Tras las elecciones generales de 1982, Felipe González presidía el primer Gobierno socialista desde los años treinta. Y el terrorismo era uno de los problemas más acuciantes a los que debía enfrentarse. De los anteriores ejecutivos de UCD, el nuevo había heredado un trascendental acuerdo con la Euskadiko Ezkerra de Mario Onaindia: la disolución de ETA político-militar a cambio de una amnistía encubierta para sus miembros. Además, el Gabinete González promovió medidas de reinserción individual para cualquier exetarra que las solicitase. Paralela, y contradictoriamente, algunos de los más altos cargos del Ministerio del Interior, que carecían de experiencia en cuestiones de seguridad, pero creían posible eliminar a ETA de manera expeditiva, decidieron crear los GAL. El fin, se pensó, justificaba los medios.

En las filas de los GAL hubo mercenarios, pero también agentes de las Fuerzas y Cuerpos de Seguridad del Estado. Como ha quedado judicialmente demostrado, fueron financiados y patrocinados por la cúpula del Ministerio del Interior. Es comprensible que, por tanto, se haya llegado a hablar de terrorismo de Estado. Sin embargo, el término más correcto sería terrorismo vigilante. El grupo no defendía el Estado de Derecho: lo subvertía. Tampoco formaba parte de la Administración pública. Su actuación fue clandestina e irregular, y el apoyo que recibió, completamente ilegal. Por esa razón los GAL fueron perseguidos y sus integrantes acabaron siendo condenados.

Arrebatar una sola vida hubiera sido demasiado. Por desgracia, fueron muchas más. Autoerigiéndose en jueces y verdugos, los GAL asesinaron a 27 personas. Parafraseando a Talleyrand, no solo se trató de un crimen, sino también de un chapucero error. Muchas de sus víctimas no tenían nada que ver con ETA. Valgan como muestra dos botones: los terroristas confundieron con dirigentes etarras a Segundo Marey, secuestrado en diciembre de 1983, y a Juan Carlos García Goena, a quien mataron con una bomba lapa en julio de 1987.

Como las otras bandas terroristas, los GAL no lograron sus objetivos fundacionales. Se suele achacar cierto peso a sus atentados en el comienzo de la colaboración del Gobierno francés con su homólogo español a mediados de los años ochenta, lo que permitió que aquel país dejara de ser un santuario para ETA. En realidad, resulta difícil cuantificar su importancia, ya que tal giro también pudo deberse a otros factores. Ahora bien, si la finalidad última de los GAL era la desaparición de ETA, es evidente que no lo lograron en 1987, que fue el último año de su trágica historia.

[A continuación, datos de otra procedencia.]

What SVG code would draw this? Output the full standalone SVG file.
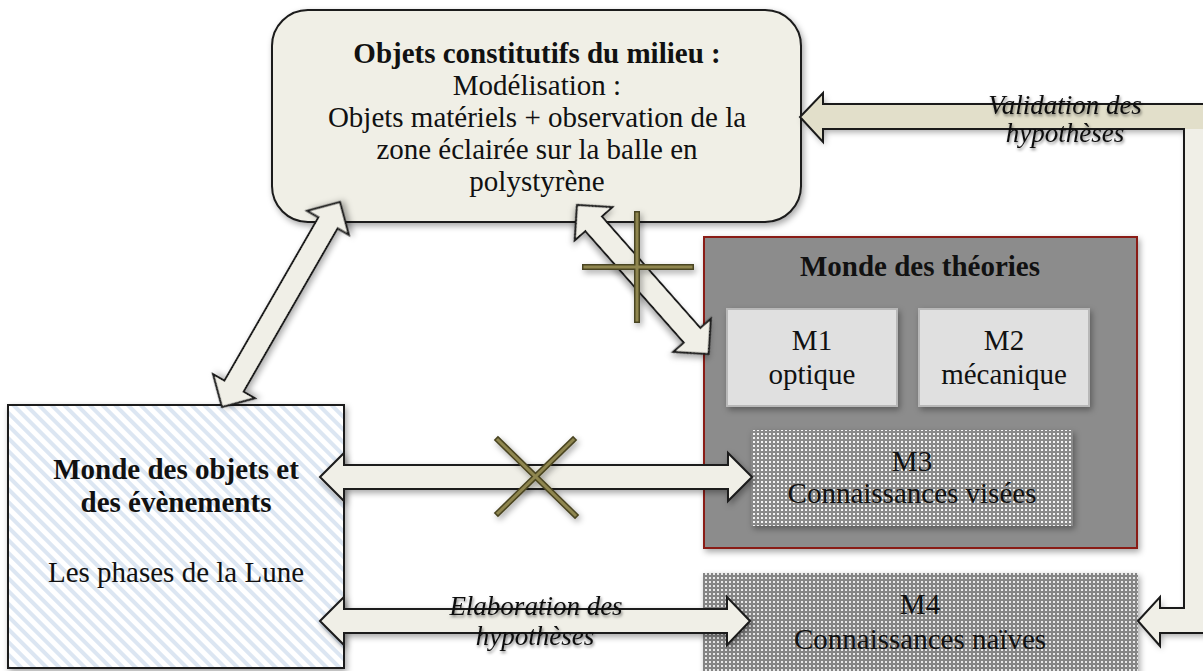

A pesar de su carácter ilegal y de su breve existencia, los GAL han sido utilizados por el nacionalismo vasco radical para intentar deslegitimar la democracia, justificar los crímenes de ETA y reforzar la falsa imagen de un ‘conflicto’ entre dos bandos armados, el de los vascos y el de los españoles, que llevarían enfrentados desde la noche de los tiempos. La instrumentalización propagandística del pasado es eficaz para la contienda política, pero dificulta el avance del conocimiento. Solo el trabajo de los historiadores profesionales, basado en el rigor académico, garantiza la veracidad del relato. Por eso el Centro Memorial y el Instituto Valentín de Foronda (UPV/EHU) impulsan un proyecto de investigación sobre el terrorismo en el País Vasco en el que están incluidos los GAL y sus antecedentes. Sus víctimas, y la sociedad, tienen derecho a saber la verdad.